6 comments on “The man whose machine killed fascists: Woody Guthrie is 100

  1. Thanks for this post Carl. I’m not sure if this changes things, but Kouplen (not Kouplin, as the AP article misspells him!) is a Democrat not a Republican. I think, therefore, we need to stand back from the partisan conclusion and say simply: “mainstream politicians are still trying to deny who you really are. Which must mean you did something right.”

    On his Communism, I think it makes a difference the extent to which he was not just (as Jesus was) a communist with a small c, but actually a Communist with a big C. Jim Denham’s praise for him http://shirazsocialist.wordpress.com/2012/07/14/woodie-guthrie-at-100/ is qualified: “Just a shame about the Stalinism.” He links to Scott Borchert’s “Woody Guthrie: Redder than Remembered” from Monthly Review http://monthlyreview.org/2011/05/01/woody-guthrie-redder-than-remembered

    Soon he was writing a regular column, “Woody Sez,” for the People’s World and later the Daily Worker, both published by the Communist Party USA… Over time, Guthrie became closer to Communist Party activists and began a serious but frustrated study of Marxism. He had trouble with the more theoretical material, and once scribbled a note in his copy of Lenin’s Theory of the Agrarian Question, wishing that he could “make all the thoughts of Marx and Engels and Lenin and Stalin and Wilkie and Roosevelt and Earl Browder fly down and roost in my brain.” …

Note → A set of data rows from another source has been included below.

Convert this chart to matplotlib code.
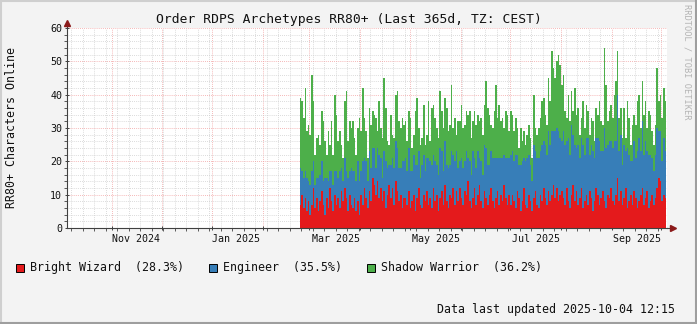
import matplotlib
matplotlib.use("Agg")
import matplotlib.pyplot as plt
import matplotlib.dates as mdates
import numpy as np
import pandas as pd
from matplotlib.lines import Line2D
from matplotlib.patches import Rectangle
import matplotlib.transforms as mtransforms

# daily values from 2025-02-23 to 2025-10-03
first_day = "2025-02-23"
bright_wizard = [
    7, 10, 6, 9, 5, 8, 4, 7, 12, 6, 9, 5, 8, 11, 7, 4, 9, 6, 12, 8, 5, 10, 7, 9, 6, 11, 8, 12, 9, 5, 10, 7,
    6, 9, 5, 8, 4, 10, 7, 12, 9, 6, 11, 8, 15, 13, 10, 14, 9, 12, 8, 11, 6, 10, 13, 9, 12, 7, 14, 11, 8, 10, 6, 9,
    9, 7, 11, 6, 8, 10, 5, 9, 12, 7, 6, 10, 8, 11, 7, 9, 6, 12, 8, 10, 5, 9, 11, 7, 13, 8, 6, 10, 9, 12, 7, 11,
    8, 12, 9, 7, 11, 10, 14, 8, 6, 9, 12, 7, 10, 13, 8, 6, 11, 9, 7, 10, 12, 8, 6, 9, 11, 7, 10, 8, 13, 9, 7, 10,
    7, 10, 8, 6, 11, 9, 5, 8, 12, 7, 6, 10, 8, 5, 9, 11, 7, 6, 10, 8, 12, 9, 7, 11, 8, 10, 13, 9, 12, 8, 10, 11,
    9, 7, 12, 8, 6, 10, 13, 8, 11, 7, 9, 12, 6, 8, 10, 7, 11, 9, 5, 8, 12, 10, 7, 9, 11, 8, 6, 10, 9, 12, 8, 7,
    10, 15, 8, 11, 7, 9, 12, 6, 8, 10, 7, 11, 9, 6, 8, 10, 12, 7, 9, 11, 6, 8, 10, 7, 9, 12, 15, 14, 8, 10, 9,
]
engineer = [
    11, 7, 9, 8, 10, 6, 9, 10, 8, 7, 6, 10, 8, 9, 7, 11, 6, 8, 5, 9, 8, 7, 10, 6, 11, 7, 6, 9, 8, 10, 7, 11,
    11, 8, 9, 12, 10, 7, 13, 9, 11, 8, 12, 10, 9, 11, 8, 10, 13, 9, 7, 12, 14, 8, 6, 10, 9, 11, 12, 13, 10, 8, 14, 11,
    12, 10, 13, 11, 9, 12, 14, 10, 11, 8, 13, 12, 9, 10, 14, 11, 13, 10, 12, 9, 11, 15, 12, 10, 13, 11, 12, 9, 14, 10, 13, 12,
    10, 8, 12, 11, 9, 13, 7, 12, 10, 14, 9, 11, 13, 8, 12, 10, 14, 15, 12, 9, 11, 13, 15, 12, 10, 14, 11, 13, 9, 12, 14, 11,
    15, 13, 12, 16, 11, 10, 14, 12, 9, 13, 15, 12, 11, 9, 16, 12, 14, 15, 13, 17, 14, 16, 15, 18, 17, 19, 16, 20, 18, 21, 17, 15,
    20, 18, 14, 19, 16, 21, 15, 17, 13, 18, 12, 15, 19, 14, 17, 20, 11, 16, 18, 13, 15, 17, 19, 14, 12, 22, 18, 15, 17, 14, 16, 19,
    16, 25, 15, 17, 12, 16, 11, 18, 14, 10, 13, 15, 12, 17, 19, 13, 20, 15, 17, 12, 16, 14, 11, 10, 13, 18, 14, 15, 12, 17, 14,
]
shadow_warrior = [
    21, 21, 18, 25, 14, 17, 15, 29, 18, 9, 12, 13, 9, 15, 18, 11, 7, 15, 8, 15, 9, 23, 17, 11, 12, 7, 7, 17, 24, 11, 15, 12,
    15, 10, 8, 10, 19, 12, 22, 12, 9, 7, 13, 13, 11, 10, 15, 5, 16, 9, 12, 22, 16, 8, 6, 15, 7, 9, 14, 17, 14, 12, 13, 11,
    11, 9, 11, 16, 7, 6, 16, 20, 7, 10, 8, 15, 8, 7, 17, 6, 17, 15, 13, 11, 11, 17, 12, 13, 13, 17, 11, 12, 20, 8, 13, 5,
    14, 12, 16, 12, 11, 12, 13, 15, 11, 9, 14, 13, 11, 11, 13, 12, 12, 20, 17, 15, 8, 9, 14, 22, 12, 16, 11, 12, 8, 14, 13, 8,
    13, 11, 9, 11, 8, 5, 11, 6, 8, 5, 7, 9, 8, 7, 15, 7, 7, 9, 10, 13, 13, 9, 9, 16, 13, 24, 19, 16, 20, 23, 22, 17,
    17, 10, 7, 13, 10, 10, 7, 17, 10, 11, 7, 6, 13, 8, 10, 8, 6, 8, 9, 5, 9, 7, 12, 9, 8, 24, 19, 7, 9, 11, 9, 14,
    18, 13, 10, 8, 8, 11, 4, 14, 11, 5, 11, 8, 10, 15, 13, 7, 12, 12, 12, 7, 13, 12, 8, 8, 9, 18, 9, 11, 13, 15, 15,
]
series_names = ["Bright Wizard", "Engineer", "Shadow Warrior"]
series_share = ["28.3%", "35.5%", "36.2%"]
colors = ["#E41A1C", "#377EB8", "#4DAF4A"]
tick_labels = ["Nov 2024", "Jan 2025", "Mar 2025", "May 2025", "Jul 2025", "Sep 2025"]
tick_label_dates = ["2024-11-15 12:00", "2025-01-15 12:00", "2025-03-17", "2025-05-17", "2025-07-17", "2025-09-16"]

plt.rcParams["font.family"] = "DejaVu Sans Mono"

W, H = 697, 324
fig = plt.figure(figsize=(W / 100, H / 100), dpi=100, facecolor="#F3F3F3")
ax = fig.add_axes([67 / W, (H - 228) / H, 600 / W, 200 / H])
ax.set_facecolor("white")

edges = mdates.date2num(pd.date_range(first_day, periods=len(bright_wizard) + 1, freq="D"))
base = np.zeros(len(bright_wizard))
for vals, c in zip([bright_wizard, engineer, shadow_warrior], colors):
    top = base + np.array(vals)
    ax.stairs(top, edges, baseline=base, fill=True, color=c, lw=0, zorder=2)
    base = top

x0 = mdates.date2num(pd.Timestamp("2024-10-04 12:15"))
x1 = mdates.date2num(pd.Timestamp("2025-10-04 12:15"))
ax.set_xlim(x0, x1)
ax.set_ylim(0, 60)

ax.xaxis.set_major_locator(mdates.MonthLocator())
ax.xaxis.set_minor_locator(mdates.WeekdayLocator(byweekday=mdates.MO))
ax.xaxis.set_major_formatter(plt.NullFormatter())
ax.set_yticks(range(0, 61, 10))
ax.set_yticks(range(0, 61, 2), minor=True)

ax.set_axisbelow(True)
ax.grid(which="minor", color="#CFCFCF", ls=(0, (1, 1.5)), lw=0.6)
ax.grid(which="major", color="#F2A0A0", ls=(0, (1, 1.5)), lw=0.6)

for s in ["top", "right"]:
    ax.spines[s].set_visible(False)
for s in ["left", "bottom"]:
    ax.spines[s].set_color("#404040")
    ax.spines[s].set_linewidth(0.8)
    ax.spines[s].set_zorder(3)
ax.tick_params(which="major", length=3, width=0.7, color="#404040", direction="inout",
               labelsize=7.2, pad=2, labelcolor="#111111")
ax.tick_params(which="minor", length=2, width=0.6, color="#404040", direction="out")

# axis arrows
ax.plot([0, 0], [1, 1.025], transform=ax.transAxes, color="#404040", lw=0.8, clip_on=False)
ax.plot([1, 1.01], [0, 0], transform=ax.transAxes, color="#404040", lw=0.8, clip_on=False)
ax.plot([0], [1.025], marker="^", ms=4, color="#8B1A1A", transform=ax.transAxes, clip_on=False)
ax.plot([1.01], [0], marker=">", ms=4, color="#8B1A1A", transform=ax.transAxes, clip_on=False)

trans = mtransforms.blended_transform_factory(ax.transData, ax.transAxes)
for lab, d in zip(tick_labels, tick_label_dates):
    ax.text(mdates.date2num(pd.Timestamp(d)), -0.03, lab, transform=trans, ha="center", va="top",
            fontsize=7.2, color="#111111")

fig.text(0.5, 1 - 19 / H, "Order RDPS Archetypes RR80+ (Last 365d, TZ: CEST)",
         ha="center", va="center", fontsize=9.4, color="#111111")
fig.text(12 / W, 1 - 128 / H, "RR80+ Characters Online", rotation=90,
         ha="center", va="center", fontsize=8.4, color="#111111")
fig.text(687 / W, 1 - 62 / H, "RRDTOOL / TOBI OETIKER", rotation=270,
         ha="center", va="center", fontsize=6.2, color="#B4B4B4")

legend_x = [16, 209, 367]
for i in range(3):
    fig.add_artist(Rectangle((legend_x[i] / W, 1 - 272 / H), 8 / W, 8 / H, facecolor=colors[i],
                             edgecolor="black", lw=0.7, transform=fig.transFigure))
    fig.text((legend_x[i] + 14) / W, 1 - 268 / H, f"{series_names[i]}  ({series_share[i]})",
             ha="left", va="center", fontsize=8.4, color="#111111")

fig.text(675 / W, 1 - 310 / H, "Data last updated 2025-10-04 12:15",
         ha="right", va="center", fontsize=8.4, color="#111111")

# frame shading
fig.add_artist(Line2D([0, 1], [1 - 1 / H, 1 - 1 / H], color="#CFCFCF", lw=1.5, transform=fig.transFigure))
fig.add_artist(Line2D([1 / W, 1 / W], [0, 1], color="#CFCFCF", lw=1.5, transform=fig.transFigure))
fig.add_artist(Line2D([0, 1], [1 / H, 1 / H], color="#9E9E9E", lw=1.5, transform=fig.transFigure))
fig.add_artist(Line2D([1 - 1 / W, 1 - 1 / W], [0, 1], color="#9E9E9E", lw=1.5, transform=fig.transFigure))

fig.savefig("out.png", dpi=100, facecolor=fig.get_facecolor())
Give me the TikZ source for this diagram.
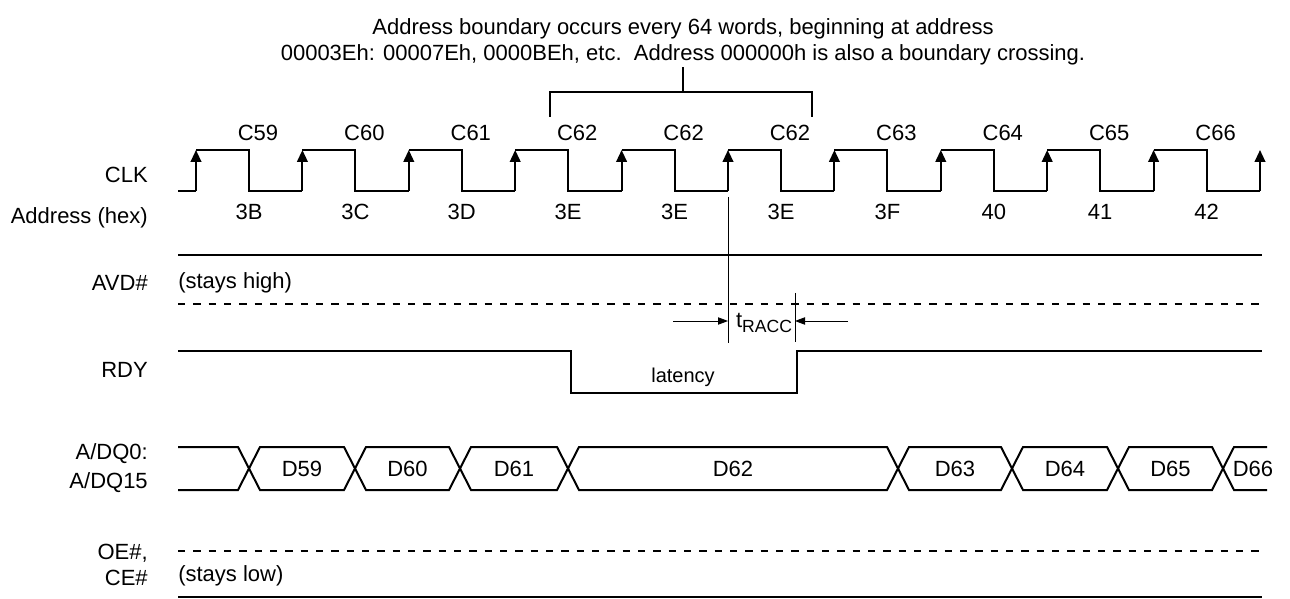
\documentclass[tikz,border=0pt]{standalone}
\usepackage{fontspec}
\setmainfont{Liberation Sans}
\usetikzlibrary{arrows.meta}

\begin{document}
\begin{tikzpicture}[x=0.75pt, y=-0.75pt, font=\fontsize{16.5}{20}\selectfont,
  sig/.style={line width=1.5pt},
  dsig/.style={line width=1.5pt, dash pattern=on 5.5pt off 6pt},
  clkedge/.style={line width=1.5pt, -{Triangle[length=9pt, width=8pt]}},
  guide/.style={line width=0.6pt},
  timing/.style={line width=0.6pt, -{Triangle[length=7.5pt, width=5.5pt]}},
  lbl/.style={anchor=east, inner sep=0pt},
  txt/.style={anchor=west, inner sep=0pt}]
\useasboundingbox (0,0) rectangle (1290,599);

\path (148,175) node[lbl] (clk) {CLK}
      (148,218) node[lbl] (addr) {Address (hex)}
      (148,283) node[lbl] (avd) {AVD\#}
      (148,370) node[lbl] (rdy) {RDY}
      (148,454) node[lbl] (dq0) {A/DQ0:}
      (148,483) node[lbl] (dq15) {A/DQ15}
      (148,553) node[lbl] (oe) {OE\#,}
      (148,578) node[lbl] (ce) {CE\#};

\path (683,67) node[anchor=south, align=center, inner sep=1pt] (note)
  {Address boundary occurs every 64 words, beginning at address\\
   00003Eh: 00007Eh, 0000BEh, etc.\ \ Address 000000h is also a boundary crossing.};
\coordinate (brk) at (683,92);
\draw[sig] (550,117) -- (550,92) -- (812,92) -- (812,117);
\draw[sig] (brk) -- (note.south);

\draw[sig] (178,191) -- (196,191);
\foreach \k in {0,...,9} {
  \pgfmathsetmacro\r{196+106.4*\k}
  \draw[sig] (\r,150) -- (\r+53,150) -- (\r+53,191) -- (\r+106.4,191);
}
\foreach \k in {0,...,10}
  \draw[clkedge] ({196+106.4*\k},191) -- ({196+106.4*\k},150);
\foreach \k/\c/\a in {0/C59/3B, 1/C60/3C, 2/C61/3D, 3/C62/3E, 4/C62/3E,
                      5/C62/3E, 6/C63/3F, 7/C64/40, 8/C65/41, 9/C66/42}
  \path ({258+106.4*\k},133) node (cyc\k) {\c}
        ({249+106.4*\k},212) node (adr\k) {\a};

\draw[sig] (178,255) -- (1262,255);

\path (178,283) node[txt] (high) {(stays high)};
\draw[dsig] (178,304) -- (1262,304);

\coordinate (racc0) at (728,321);
\coordinate (racc1) at (795,321);
\coordinate (in0) at (673,321);
\coordinate (in1) at (848,321);
\draw[guide] (728,197) -- (728,343);
\draw[guide] (795,293) -- (795,342);
\draw[timing] (in0) -- (racc0);
\draw[timing] (in1) -- (racc1);
\path (764,323) node (tracc) {t{\fontsize{13.2}{15}\selectfont\raisebox{-3.75pt}{RACC}}};

\draw[sig] (178,351) -- (571,351) -- (571,393) -- (797,393) -- (797,351) -- (1262,351);
\path (683,377) node[font=\fontsize{15}{18}\selectfont] (lat) {latency};

\draw[sig] (178,447) -- (238,447) -- (249,468.5) -- (238,490) -- (178,490);
\foreach \a/\b/\d [count=\i] in {249/355/D59, 355/460/D60, 460/568/D61, 568/898/D62,
                                 898/1012/D63, 1012/1118/D64, 1118/1223/D65} {
  \draw[sig] (\a,468.5) -- (\a+11,447) -- (\b-11,447) -- (\b,468.5)
             -- (\b-11,490) -- (\a+11,490) -- cycle;
  \path ({(\a+\b)/2},469) node (dat\i) {\d};
}
\draw[sig] (1267,447) -- (1234,447) -- (1223,468.5) -- (1234,490) -- (1267,490);
\path (1253,469) node (dat8) {D66};

\draw[dsig] (178,551) -- (1262,551);
\path (178,576) node[txt] (low) {(stays low)};
\draw[sig] (178,597) -- (1262,597);

\end{tikzpicture}
\end{document}
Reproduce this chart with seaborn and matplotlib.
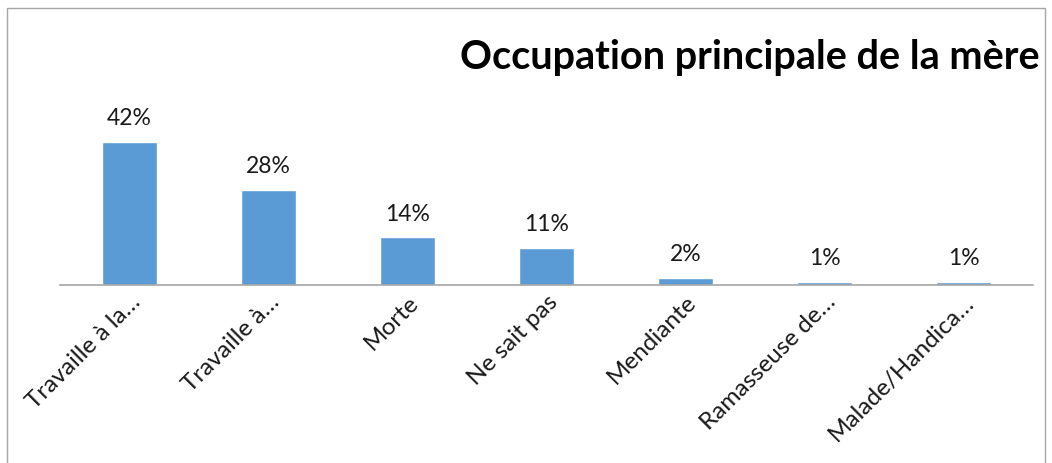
import matplotlib
matplotlib.use("Agg")
import matplotlib.pyplot as plt
import pandas as pd
import seaborn as sns
from matplotlib.patches import Rectangle

categories = [
    "Travaille à la…",
    "Travaille à…",
    "Morte",
    "Ne sait pas",
    "Mendiante",
    "Ramasseuse de…",
    "Malade/Handica…",
]
values = [42, 28, 14, 11, 2, 1, 1]
labels = ["42%", "28%", "14%", "11%", "2%", "1%", "1%"]

sns.set_theme(style="white")
plt.rcParams["font.family"] = ["Lato", "DejaVu Sans"]

df = pd.DataFrame({"cat": categories, "val": values})

fig = plt.figure(figsize=(10.52, 4.64), dpi=100)
ax = fig.add_axes([60 / 1052, (464 - 286) / 464, 973 / 1052, 186 / 464])

sns.barplot(data=df, x="cat", y="val", color="#5B9BD5", width=0.4,
            saturation=1, ax=ax)

for i, (v, lab) in enumerate(zip(values, labels)):
    ax.annotate(lab, (i, v), xytext=(0, 10), textcoords="offset points",
                ha="center", va="bottom", fontsize=16.5, color="#1a1a1a")

ax.set_xlim(-0.5, 6.5)
ax.set_ylim(0, 54.7)
ax.set_xlabel("")
ax.set_ylabel("")
ax.set_yticks([])
for side in ["top", "right", "left"]:
    ax.spines[side].set_visible(False)
ax.spines["bottom"].set_color("#A6A6A6")
ax.spines["bottom"].set_linewidth(1.2)
ax.tick_params(axis="x", length=0, pad=4)
plt.setp(ax.get_xticklabels(), rotation=45, ha="right",
         rotation_mode="anchor", fontsize=17.5, color="#1a1a1a")

fig.text(1040 / 1052, 1 - 58 / 464, "Occupation principale de la mère",
         ha="right", va="center", fontsize=28.5, fontweight="bold",
         color="black")

fig.patches.append(Rectangle((7 / 1052, -0.05), 1038 / 1052, 1.05 - 9 / 464,
                             transform=fig.transFigure, fill=False,
                             edgecolor="#A6A6A6", linewidth=1))

fig.savefig("out.png", dpi=100)
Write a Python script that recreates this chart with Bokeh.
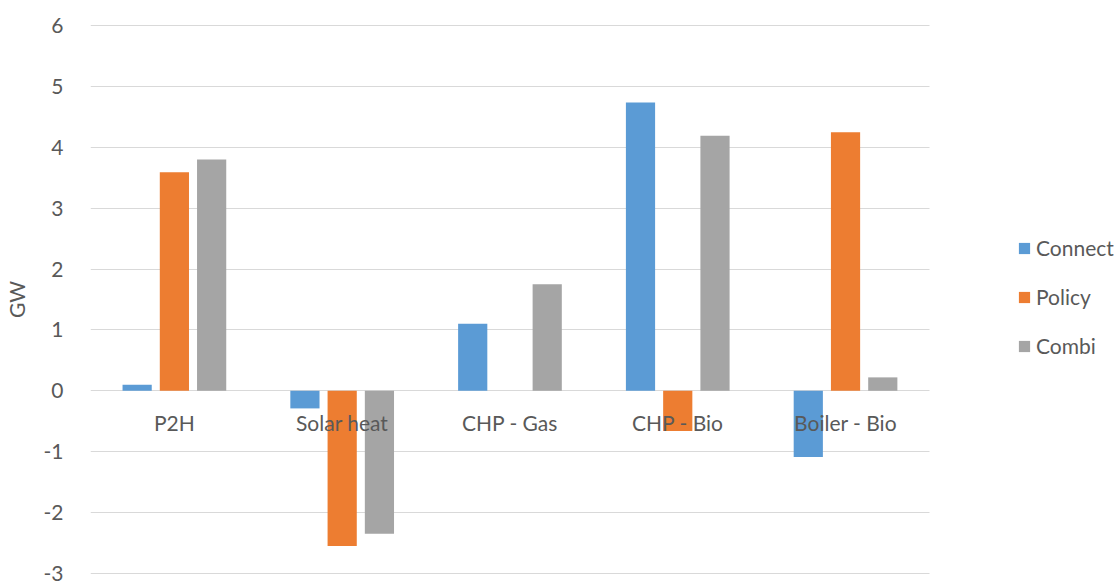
import numpy as np
from bokeh.plotting import figure
from bokeh.models import (ColumnDataSource, Range1d, FixedTicker,
                          Legend, LegendItem)
from bokeh.transform import dodge
from bokeh.core.properties import value
from bokeh.embed import file_html
from bokeh.resources import INLINE

categories = ["P2H", "Solar heat", "CHP - Gas", "CHP - Bio", "Boiler - Bio"]
connect = [0.1, -0.29, 1.1, 4.74, -1.09]
policy = [3.59, -2.55, 0.0, -0.66, 4.25]
combi = [3.8, -2.35, 1.75, 4.19, 0.22]
series_names = ["Connect", "Policy", "Combi"]
y_ticks = [-3, -2, -1, 0, 1, 2, 3, 4, 5, 6]

colors = ["#5B9BD5", "#ED7D31", "#A5A5A5"]
FONT = "Lato"
TXT = "#595959"
FS = "21px"

pos = np.arange(len(categories))
src = ColumnDataSource(dict(pos=pos, cat=categories, connect=connect, policy=policy,
                            combi=combi, zero=[0] * len(categories)))

n = len(categories)
p = figure(width=1120, height=586, x_range=Range1d(-0.5, -0.5 + 1035 / 168.6),
           y_range=Range1d(-3.02, 6.02), output_backend="svg", toolbar_location=None,
           min_border_left=85, min_border_right=0, min_border_top=24,
           min_border_bottom=12)
p.outline_line_color = None
p.xaxis.visible = False
p.xgrid.visible = False
p.ygrid.grid_line_color = "#d9d9d9"
p.ygrid.grid_line_width = 1
p.ygrid.cross_bounds = (-0.5, n - 0.5)
p.yaxis.ticker = FixedTicker(ticks=y_ticks)
p.yaxis.major_label_overrides = {t: str(t) for t in y_ticks}
p.yaxis.axis_line_color = None
p.yaxis.major_tick_line_color = None
p.yaxis.minor_tick_line_color = None
p.yaxis.major_label_text_font = FONT
p.yaxis.major_label_text_font_size = FS
p.yaxis.major_label_text_color = TXT
p.yaxis.major_label_standoff = 21
p.yaxis.axis_label = "GW"
p.yaxis.axis_label_text_font = FONT
p.yaxis.axis_label_text_font_style = "normal"
p.yaxis.axis_label_text_font_size = FS
p.yaxis.axis_label_text_color = TXT
p.yaxis.axis_label_standoff = 12

renderers = []
for key, off, col in zip(["connect", "policy", "combi"], [-0.222, 0.0, 0.222], colors):
    r = p.vbar(x=dodge("pos", off), top=key, bottom=0,
               width=0.174, source=src, fill_color=col, line_color=None)
    renderers.append(r)

p.text(x="pos", y="zero", text="cat", source=src, y_offset=32,
       text_align="center", text_baseline="middle",
       text_font=value(FONT), text_font_size=FS, text_color=TXT)

legend = Legend(items=[LegendItem(label=s, renderers=[r]) for s, r in zip(series_names, renderers)],
                location=(927, 216), padding=0, margin=0, spacing=24,
                glyph_width=14, glyph_height=14, label_height=22, label_standoff=5,
                label_text_font=FONT, label_text_font_size=FS,
                label_text_color=TXT, border_line_color=None,
                background_fill_alpha=0)
p.add_layout(legend, "center")

open("out.html", "w").write(file_html(p, INLINE))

    I’m not sure whether he actually joined the Party, and Stalinist may be too strong a word, but he was certainly close to Stalinism, for which we should still condemn, despite his greatness.

  2. Absolutely we should steer clear from those aspects of his politics we don’t find appealing, but those seem more to be private matters. That’s not to say we oughtn’t treat them with suspicion, but the Guthrie of your land is my land and the socialistic re-reading of Jesus’ life, these seem to stick out far better.

    I like the story of his jottings in Lenin’s book. Stalinism is kind of the Marxism of the Marxist who didn’t get too far west of the Communist Manifesto.

    If that’s the case then that’s my error for not going a little further, but the article may not have been the best resource – though it did provide good examples of where somebody holds a respectability over and above how they would be perceived if they were still here – the obvious statement in Guthrie’s song about Jesus. It doesn’t render the conclusion to my post to dissimilar I’m happy to report – mainstream American politics still continues to minsunderstand Guthrie and misunderestimate (Bushism intended) his message.

  3. […] would have been Woody Guthrie’s 100th birthday (thanks to Carl for blogging about this already). Woody Guthrie is one of my favourite singers, and surely one of the greatest ever songwriters as […]

  4. […] would have been Woody Guthrie’s 100th birthday (thanks to Carl for blogging about this already). Woody Guthrie is one of my favourite singers, and surely one of the greatest ever songwriters as […]

  5. oh hell, given the tenor of things in the states these days, even richard nixon would seem like a flaming liberal.of course, that’s been one of the long term consequences of neo-liberalism and postmodernism–that heady mixture of michel foucault and ronald reagan.